Liberty Global Inc. (LBTYA - Analyst Report), a leading cable MSO of Europe and Latin America, recently increased its stake in its Belgian subsidiary, Telenet to 58.4% from its existing 50.2% stake. Last September, Liberty Global decided to acquire the remaining 50% stake of Telenet for approximately $2.6 billion. In December 2013, the company launched a cash offer for Telenet's shares and securities through its subsidiary Binan Investments B.V.
Recently, Liberty Global declared that 9,497,637 ordinary shares and 3,000 warrants of Telenet were tendered under its cash offer. As a result, Liberty Global will get more voting rights in Telenet. Management stated that it is closely monitoring the organization, governance and reporting structure of Telenet and may opt for more integrated option.

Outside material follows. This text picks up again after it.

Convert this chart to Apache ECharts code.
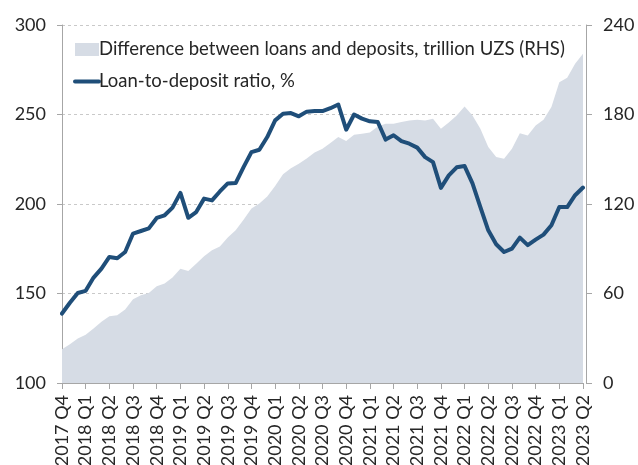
<!DOCTYPE html>
<html>
<head>
<meta charset="utf-8">
<script src="https://cdn.jsdelivr.net/npm/echarts@6/dist/echarts.min.js"></script>
<style>
  html, body { margin: 0; padding: 0; background: #ffffff; }
  #chart { width: 638px; height: 465px; }
</style>
</head>
<body>
<div id="chart"></div>
<script>
// Quarter labels shown on the horizontal axis (one every three months)
var quarterLabels = [
  '2017 Q4', '2018 Q1', '2018 Q2', '2018 Q3', '2018 Q4',
  '2019 Q1', '2019 Q2', '2019 Q3', '2019 Q4',
  '2020 Q1', '2020 Q2', '2020 Q3', '2020 Q4',
  '2021 Q1', '2021 Q2', '2021 Q3', '2021 Q4',
  '2022 Q1', '2022 Q2', '2022 Q3', '2022 Q4',
  '2023 Q1', '2023 Q2'
];

// Monthly observations, Dec 2017 .. Jun 2023
var months = [];
(function () {
  var y = 2017, m = 12;
  for (var i = 0; i < 67; i++) {
    months.push(y + '-' + (m < 10 ? '0' + m : m));
    m++;
    if (m > 12) { m = 1; y++; }
  }
})();

// Loan-to-deposit ratio, % (left axis)
var ldrRatio = [
  138.8, 144.8, 150.3, 151.5, 158.9, 163.9, 170.4, 169.7, 173.2, 183.5,
  184.9, 186.4, 192.2, 193.7, 198.0, 206.2, 192.3, 195.5, 203.0, 202.0,
  207.0, 211.5, 211.7, 220.6, 229.0, 230.3, 237.4, 246.7, 250.4, 250.8,
  249.0, 251.6, 251.9, 251.9, 253.5, 255.6, 241.5, 250.0, 247.7, 246.2,
  245.8, 236.0, 238.4, 235.1, 233.7, 231.5, 226.2, 223.4, 209.0, 216.0,
  220.5, 221.2, 211.5, 198.3, 185.3, 177.5, 173.2, 175.1, 181.2, 177.0,
  180.1, 182.9, 188.1, 198.3, 198.3, 204.9, 209.2
];

// Difference between loans and deposits, trillion UZS (right axis)
var loanDepositGap = [
  22.7, 26.0, 29.9, 32.3, 36.6, 41.0, 44.8, 45.5, 49.3, 56.2,
  58.9, 60.4, 64.9, 66.7, 70.7, 76.6, 75.1, 80.0, 85.0, 89.0,
  91.5, 97.5, 102.4, 109.5, 116.9, 120.3, 125.0, 132.0, 140.0, 144.0,
  147.0, 150.5, 154.5, 157.1, 160.9, 164.9, 162.2, 166.5, 167.1, 168.0,
  172.0, 173.8, 173.8, 174.9, 176.0, 176.5, 176.0, 177.2, 170.5, 174.7,
  179.4, 185.4, 179.4, 170.5, 158.2, 151.5, 150.4, 157.1, 167.5, 166.0,
  172.7, 176.5, 185.0, 201.7, 204.6, 214.0, 220.7
];

var gapName = 'Difference between loans and deposits, trillion UZS (RHS)';
var ratioName = 'Loan-to-deposit ratio, %';

var FONT = 'Lato';
var TEXT = '#262626';
var AXIS = '#a6a6a6';
var AREA = '#d6dce5';
var LINE = '#1f4e79';

var chart = echarts.init(document.getElementById('chart'), null, { renderer: 'canvas' });

var everyQuarter = function (i) { return i % 3 === 0; };

chart.setOption({
  animation: false,
  backgroundColor: '#ffffff',
  textStyle: { fontFamily: FONT, color: TEXT },
  grid: {
    left: 62, right: 55, top: 25, bottom: 82,
    containLabel: false,
    outerBoundsMode: 'none'
  },
  legend: {
    orient: 'vertical',
    left: 68,
    top: 35,
    itemWidth: 24,
    itemHeight: 13,
    itemGap: 13,
    textStyle: { fontFamily: FONT, fontSize: 18.5, color: TEXT, padding: [0, 0, 0, -5] },
    data: [
      { name: gapName, icon: 'rect' },
      { name: ratioName, icon: 'inherit', itemStyle: { opacity: 0 }, lineStyle: { width: 4, color: LINE } }
    ]
  },
  xAxis: {
    type: 'category',
    data: months,
    boundaryGap: false,
    axisLine: { show: true, lineStyle: { color: AXIS, width: 1 } },
    axisTick: { show: true, interval: everyQuarter, length: 6, lineStyle: { color: AXIS } },
    axisLabel: {
      interval: everyQuarter,
      rotate: 90,
      margin: 12,
      fontFamily: FONT,
      fontSize: 18,
      color: TEXT,
      formatter: function (v, i) { return quarterLabels[i / 3] || ''; }
    },
    splitLine: { show: false }
  },
  yAxis: [
    {
      type: 'value',
      min: 100,
      max: 300,
      interval: 50,
      axisLine: { show: true, lineStyle: { color: AXIS } },
      axisTick: { show: true, length: 5, lineStyle: { color: AXIS } },
      axisLabel: { margin: 16, fontFamily: FONT, fontSize: 18, color: TEXT },
      splitLine: { show: true, lineStyle: { color: '#c9c9c9', type: [3, 3], width: 1 } }
    },
    {
      type: 'value',
      min: 0,
      max: 240,
      interval: 60,
      offset: 3,
      axisLine: { show: true, lineStyle: { color: AXIS } },
      axisTick: { show: true, length: 6, lineStyle: { color: AXIS } },
      axisLabel: { margin: 17, fontFamily: FONT, fontSize: 18, color: TEXT },
      splitLine: { show: false }
    }
  ],
  series: [
    {
      name: gapName,
      type: 'line',
      yAxisIndex: 1,
      data: loanDepositGap,
      symbol: 'none',
      color: AREA,
      lineStyle: { width: 0, color: AREA },
      itemStyle: { color: AREA },
      areaStyle: { color: AREA, opacity: 1 },
      z: 1
    },
    {
      name: ratioName,
      type: 'line',
      yAxisIndex: 0,
      data: ldrRatio,
      symbol: 'none',
      color: LINE,
      lineStyle: { width: 4, color: LINE, join: 'round', cap: 'round' },
      itemStyle: { color: LINE },
      z: 3
    }
  ]
});
</script>
</body>
</html>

Telenet is an integrated telecom company offering television, broadband and mobile phone services in the Dutch-speaking north Belgium. In the third quarter of 2012, Telenet generated $461 million of revenue for Liberty Global and it had 2.134 million subscribers. At present, Liberty Global is concentrating solely on Europe and some parts of Latin America. From early 2010, Liberty Global is gradually concentrating on strengthening its foothold in Europe through a series of mergers and acquisitions.
In the coming years, we believe Liberty Global’s revenue will continue to benefit from a ‘triple play’ of video, broadband, and telephone, as it signs up more “bundled” customers in Europe and Latin America. Deployment of high-speed DOCSIS 3.0 network has facilitated the company to be at par with Virgin Media Inc. and BT Group plc. (BT - Snapshot Report).
We maintain our long-term Neutral recommendation on Liberty Global. Currently, it enjoys a short-term Zacks Rank #3 (Hold).